Starks is one of those successful candidates. Thanks to IBEW 1245, he hired on as a utility worker in the Vacaville yard, along with one of his old co-workers from Marathon, Alex Tovar-Castillo. Starks hopes to advance into apprenticeship and eventually become a journeyman.
“I was looking for something that’s demanding, and something that I can retire from — which I thought I was doing [at the refinery] – but in an industry where I won’t have to go through what I just went through, being a displaced worker,” he told the Utility Reporter.
When Malik Floyd-Stinson’s mom told him about a flyer she had seen from IBEW 1245, advertising opportunities in the utility industry with no prior experience required, Floyd-Stinson jumped at the chance. At the time, he was working in a restaurant, but knew that food service wasn’t the right long-term career path for him, and he hoped to find a more rewarding and fulfilling career at PG&E.
“I put in my application, and then the union called me up, I had the interview, and they told me what is required from the job. They told me that they would support me as long as I’m willing to do the job and put in the work for it,” Floyd-Stinson told the Utility Reporter as he recounted how he landed the opportunity. “I’m very grateful that [the IBEW] really stepped up to give me this opportunity. The fact that they chose me and gave my name in … it really is a wonderful thing.”
When the Utility Reporter checked in with Floyd-Stinson, he had been working as utility worker on a PG&E line crew for about a month. The Bay Area native had recently relocated to Roseville, and Local 1245 helped to get him placed in the Auburn yard, close to his new home. Despite being brand new to utility work, Floyd-Stinson reports that the job is going well so far, and his crew is helping him learn the ropes.
“They know that you start from somewhere, and everybody’s been good at teaching me everything,” he said.

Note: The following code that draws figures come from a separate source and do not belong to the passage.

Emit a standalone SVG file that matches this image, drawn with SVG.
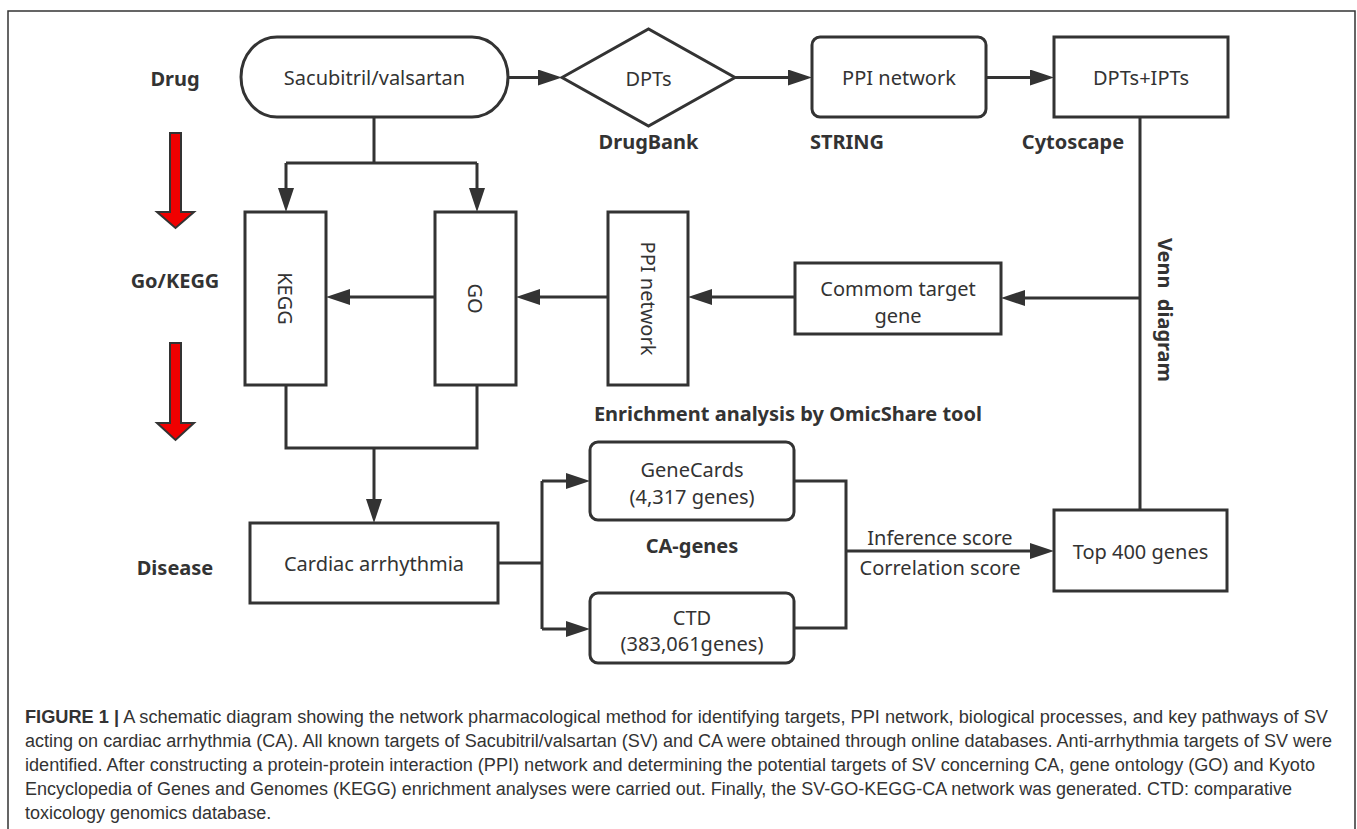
<svg xmlns="http://www.w3.org/2000/svg" width="1357" height="829" viewBox="0 0 1357 829">
<style>
.box{fill:#fff;stroke:#333;stroke-width:3}
.t{font-family:"Noto Sans","Open Sans",sans-serif;font-size:20px;fill:#333;text-anchor:middle;dominant-baseline:central}
.b{font-family:"Noto Sans","Open Sans",sans-serif;font-size:20px;font-weight:bold;fill:#333;text-anchor:middle;dominant-baseline:central}
.c{fill:none;stroke:#333;stroke-width:3}
.red{fill:#f00000;stroke:#333;stroke-width:2}
.cap{font-family:"Liberation Sans",Arial,sans-serif;font-size:18px;fill:#333}
</style>
<defs>
<marker id="ah" markerUnits="userSpaceOnUse" markerWidth="24" markerHeight="16" refX="16" refY="8" orient="auto">
<path d="M0,0 L24,8 L0,16 z" fill="#333"/>
</marker>
</defs>
<path d="M8,835 L8,11 L1355,11 L1355,835" fill="none" stroke="#333" stroke-width="1.5"/>

<g id="labels">
<text class="b" x="175" y="78">Drug</text>
<text class="b" x="175" y="280">Go/KEGG</text>
<text class="b" x="175" y="567">Disease</text>
<text class="b" x="648.5" y="141">DrugBank</text>
<text class="b" x="847" y="141">STRING</text>
<text class="b" x="1073" y="141">Cytoscape</text>
<text class="b" x="1165" y="310" transform="rotate(90 1165 310)" xml:space="preserve">Venn  diagram</text>
<text class="b" x="788" y="413">Enrichment analysis by OmicShare tool</text>
<text class="b" x="692" y="545">CA-genes</text>
<text class="t" x="940" y="537">Inference score</text>
<text class="t" x="940" y="567">Correlation score</text>
</g>

<g id="red-arrows">
<polygon class="red" points="170,133 181,133 181,212 194,212 175.5,228 157,212 170,212"/>
<polygon class="red" points="170,343 181,343 181,423 194,423 175.5,440 157,423 170,423"/>
</g>

<g id="node-sv">
<rect class="box" x="241" y="37" width="267" height="80" rx="36" ry="40"/>
<text class="t" x="374.5" y="77">Sacubitril/valsartan</text>
</g>
<g id="node-dpts">
<polygon class="box" points="562,77.5 648.5,29 735,77.5 648.5,126"/>
<text class="t" x="648.5" y="78">DPTs</text>
</g>
<g id="node-ppi-top">
<rect class="box" x="812" y="37" width="174" height="80" rx="8"/>
<text class="t" x="899" y="77">PPI network</text>
</g>
<g id="node-dpts-ipts">
<rect class="box" x="1054" y="37" width="174" height="80"/>
<text class="t" x="1141" y="77">DPTs+IPTs</text>
</g>
<g id="node-kegg">
<rect class="box" x="245" y="212" width="81" height="173"/>
<text class="t" x="285.5" y="298.5" transform="rotate(90 285.5 298.5)">KEGG</text>
</g>
<g id="node-go">
<rect class="box" x="435" y="212" width="81" height="173"/>
<text class="t" x="475.5" y="298.5" transform="rotate(90 475.5 298.5)">GO</text>
</g>
<g id="node-ppi-v">
<rect class="box" x="608" y="212" width="80" height="173"/>
<text class="t" x="648" y="298.5" transform="rotate(90 648 298.5)">PPI network</text>
</g>
<g id="node-common">
<rect class="box" x="795" y="263" width="206" height="71"/>
<text class="t" x="898" y="288">Commom target</text>
<text class="t" x="898" y="315">gene</text>
</g>
<g id="node-cardiac">
<rect class="box" x="250" y="523" width="248" height="80"/>
<text class="t" x="374" y="563">Cardiac arrhythmia</text>
</g>
<g id="node-genecards">
<rect class="box" x="590" y="442" width="204" height="78" rx="8"/>
<text class="t" x="692" y="469">GeneCards</text>
<text class="t" x="692" y="496">(4,317 genes)</text>
</g>
<g id="node-ctd">
<rect class="box" x="590" y="593" width="204" height="70" rx="8"/>
<text class="t" x="692" y="617">CTD</text>
<text class="t" x="692" y="643">(383,061genes)</text>
</g>
<g id="node-top400">
<rect class="box" x="1054" y="510" width="173" height="81"/>
<text class="t" x="1140.5" y="551">Top 400 genes</text>
</g>

<g id="connectors">
<path class="c" d="M508,77.5 L554,77.5" marker-end="url(#ah)"/>
<path class="c" d="M735,77.5 L804,77.5" marker-end="url(#ah)"/>
<path class="c" d="M986,77.5 L1046,77.5" marker-end="url(#ah)"/>
<path class="c" d="M1140,117 L1140,510"/>
<path class="c" d="M1140,298 L1009,298" marker-end="url(#ah)"/>
<path class="c" d="M795,297 L696,297" marker-end="url(#ah)"/>
<path class="c" d="M608,297 L524,297" marker-end="url(#ah)"/>
<path class="c" d="M435,297 L334,297" marker-end="url(#ah)"/>
<path class="c" d="M374,117 L374,163 M286,163 L477,163"/>
<path class="c" d="M286,163 L286,204" marker-end="url(#ah)"/>
<path class="c" d="M477,163 L477,204" marker-end="url(#ah)"/>
<path class="c" d="M286,385 L286,448 L477,448 L477,385"/>
<path class="c" d="M374,448 L374,515" marker-end="url(#ah)"/>
<path class="c" d="M498,563 L542,563 M542,481 L542,629"/>
<path class="c" d="M542,481 L582,481" marker-end="url(#ah)"/>
<path class="c" d="M542,629 L582,629" marker-end="url(#ah)"/>
<path class="c" d="M794,481 L846,481 L846,628 L794,628"/>
<path class="c" d="M846,551 L1046,551" marker-end="url(#ah)"/>
</g>

<g id="caption" class="cap">
<text x="25" y="723" textLength="1303" lengthAdjust="spacingAndGlyphs"><tspan font-weight="bold">FIGURE 1 |</tspan> A schematic diagram showing the network pharmacological method for identifying targets, PPI network, biological processes, and key pathways of SV</text>
<text x="25" y="747" textLength="1307" lengthAdjust="spacingAndGlyphs">acting on cardiac arrhythmia (CA). All known targets of Sacubitril/valsartan (SV) and CA were obtained through online databases. Anti-arrhythmia targets of SV were</text>
<text x="25" y="771" textLength="1290" lengthAdjust="spacingAndGlyphs">identified. After constructing a protein-protein interaction (PPI) network and determining the potential targets of SV concerning CA, gene ontology (GO) and Kyoto</text>
<text x="25" y="795" textLength="1267" lengthAdjust="spacingAndGlyphs">Encyclopedia of Genes and Genomes (KEGG) enrichment analyses were carried out. Finally, the SV-GO-KEGG-CA network was generated. CTD: comparative</text>
<text x="25" y="819">toxicology genomics database.</text>
</g>
</svg>
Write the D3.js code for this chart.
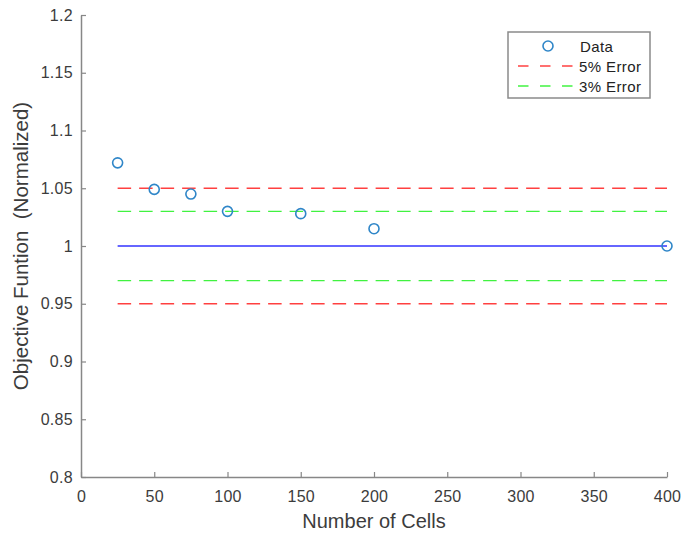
<!DOCTYPE html>
<html>
<head>
<meta charset="utf-8">
<script src="https://cdn.jsdelivr.net/npm/d3@7"></script>
<style>
  body { margin: 0; background: #fff; }
  text { font-family: "Liberation Sans", Arial, sans-serif; }
</style>
</head>
<body>
<script>
const cells = [25, 50, 75, 100, 150, 200, 400];
const objective = [1.072, 1.049, 1.045, 1.030, 1.028, 1.015, 1.0];
const xTicks = [0, 50, 100, 150, 200, 250, 300, 350, 400];
const yTicks = [0.8, 0.85, 0.9, 0.95, 1, 1.05, 1.1, 1.15, 1.2];
const refLines = [
  { name: 'ref', y: 1.0, color: '#0000ff', dash: null },
  { name: '5% Error', y: 1.05, color: '#ff0000', dash: '13.5,8' },
  { name: '5% Error', y: 0.95, color: '#ff0000', dash: '13.5,8' },
  { name: '3% Error', y: 1.03, color: '#00ee00', dash: '13.5,8' },
  { name: '3% Error', y: 0.97, color: '#00ee00', dash: '13.5,8' }
];
const legendItems = [
  { label: 'Data', type: 'marker' },
  { label: '5% Error', type: 'line', color: '#ff0000' },
  { label: '3% Error', type: 'line', color: '#00ee00' }
];

const w = 686, h = 535;
const mLeft = 81, mRight = 667, mTop = 15, mBottom = 477;

const svg = d3.select('body').append('svg').attr('width', w).attr('height', h);

const x = d3.scaleLinear().domain([0, 400]).range([mLeft, mRight]);
const y = d3.scaleLinear().domain([0.8, 1.2]).range([mBottom, mTop]);

const axisColor = '#878787';
const textColor = '#3c3c3c';

// reference lines
svg.selectAll('line.ref')
  .data(refLines)
  .enter()
  .append('line')
  .attr('class', 'ref')
  .attr('x1', x(25))
  .attr('x2', x(400))
  .attr('y1', d => y(d.y))
  .attr('y2', d => y(d.y))
  .attr('stroke', d => d.color)
  .attr('stroke-width', 1.3)
  .attr('stroke-opacity', d => d.dash ? 0.75 : 0.8)
  .attr('stroke-dasharray', d => d.dash);

// data markers
svg.selectAll('circle.pt')
  .data(cells)
  .enter()
  .append('circle')
  .attr('class', 'pt')
  .attr('cx', d => x(d))
  .attr('cy', (d, i) => y(objective[i]))
  .attr('r', 5)
  .attr('fill', 'none')
  .attr('stroke', '#2f86c8')
  .attr('stroke-width', 1.6);

// axes
const xAxis = d3.axisBottom(x).tickValues(xTicks).tickSizeInner(-5).tickSizeOuter(0).tickPadding(13.5);
const gx = svg.append('g').attr('transform', `translate(0,${mBottom})`).call(xAxis);
const yAxis = d3.axisLeft(y).tickValues(yTicks).tickFormat(d => d3.format('')(+d.toFixed(2))).tickSizeInner(-5).tickSizeOuter(0).tickPadding(8);
const gy = svg.append('g').attr('transform', `translate(${mLeft},0)`).call(yAxis);

[gx, gy].forEach(g => {
  g.select('.domain').attr('stroke', axisColor).attr('stroke-width', 1.5);
  g.selectAll('.tick line').attr('stroke', axisColor).attr('stroke-width', 1.2);
  g.selectAll('.tick text')
    .attr('fill', textColor)
    .style('font-size', '16px')
    .style('letter-spacing', '0.3px');
});

// axis labels
svg.append('text')
  .attr('x', (mLeft + mRight) / 2)
  .attr('y', 528)
  .attr('text-anchor', 'middle')
  .attr('fill', textColor)
  .style('font-size', '20px')
  .text('Number of Cells');

svg.append('text')
  .attr('transform', `translate(28,${(mTop + mBottom) / 2}) rotate(-90)`)
  .attr('text-anchor', 'middle')
  .attr('fill', textColor)
  .style('font-size', '20.5px')
  .style('white-space', 'pre')
  .text('Objective Funtion  (Normalized)');

// legend
const lg = svg.append('g').attr('transform', 'translate(508,32)');
lg.append('rect')
  .attr('width', 142)
  .attr('height', 66)
  .attr('fill', '#fff')
  .attr('stroke', '#8a8a8a')
  .attr('stroke-width', 1.5);

const row = lg.selectAll('g.row')
  .data(legendItems)
  .enter()
  .append('g')
  .attr('class', 'row')
  .attr('transform', (d, i) => `translate(0,${14 + i * 20})`);

row.filter(d => d.type === 'marker')
  .append('circle')
  .attr('cx', 40)
  .attr('cy', 0)
  .attr('r', 5)
  .attr('fill', 'none')
  .attr('stroke', '#2f86c8')
  .attr('stroke-width', 1.6);

row.filter(d => d.type === 'line')
  .append('line')
  .attr('x1', 10)
  .attr('x2', 67)
  .attr('stroke', d => d.color)
  .attr('stroke-width', 1.3)
  .attr('stroke-opacity', 0.75)
  .attr('stroke-dasharray', '10.5,11.5');

row.append('text')
  .attr('x', d => d.type === 'marker' ? 72 : 71)
  .attr('y', 5.5)
  .attr('fill', '#222')
  .style('font-size', '15px')
  .style('letter-spacing', '0.4px')
  .text(d => d.label);
</script>
</body>
</html>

For Starks and Floyd-Stinson, high-quality union representation is one of the best parts of working at PG&E.
“The union seems pretty helpful, like they care. They’ve checked on us at least two or three times, and I’ve only been here four weeks,” said Starks. “They’re there for us. If we have any questions, they get back to us in a timely manner. And they call just to check on us, to see how everything’s going.”
“A lot of people have been telling me all the good things about the union,” said Floyd-Stinson, who counts job security as one of the best perks of having a union job. “Everyone’s been saying that the union’s going to be there for you, and they’ve got your back.”
Starks and Floyd-Stinson were among the first group of employees to be hired under this new program, and if these new hires work out – and by all measures of success, it appears that they are – the union hopes to continue identifying and recruiting more people of color to join the ranks at PG&E.
IBEW 1245 would like to recognize the individuals who made this program possible, including Local 1245’s Bob Gerstle, Anthony Brown and Bob Dean, who served as the diversity hiring committee, as well as PG&E President Michael Lewis and Vice Presidents Ken Wells and Mark Quinlan, who provided support.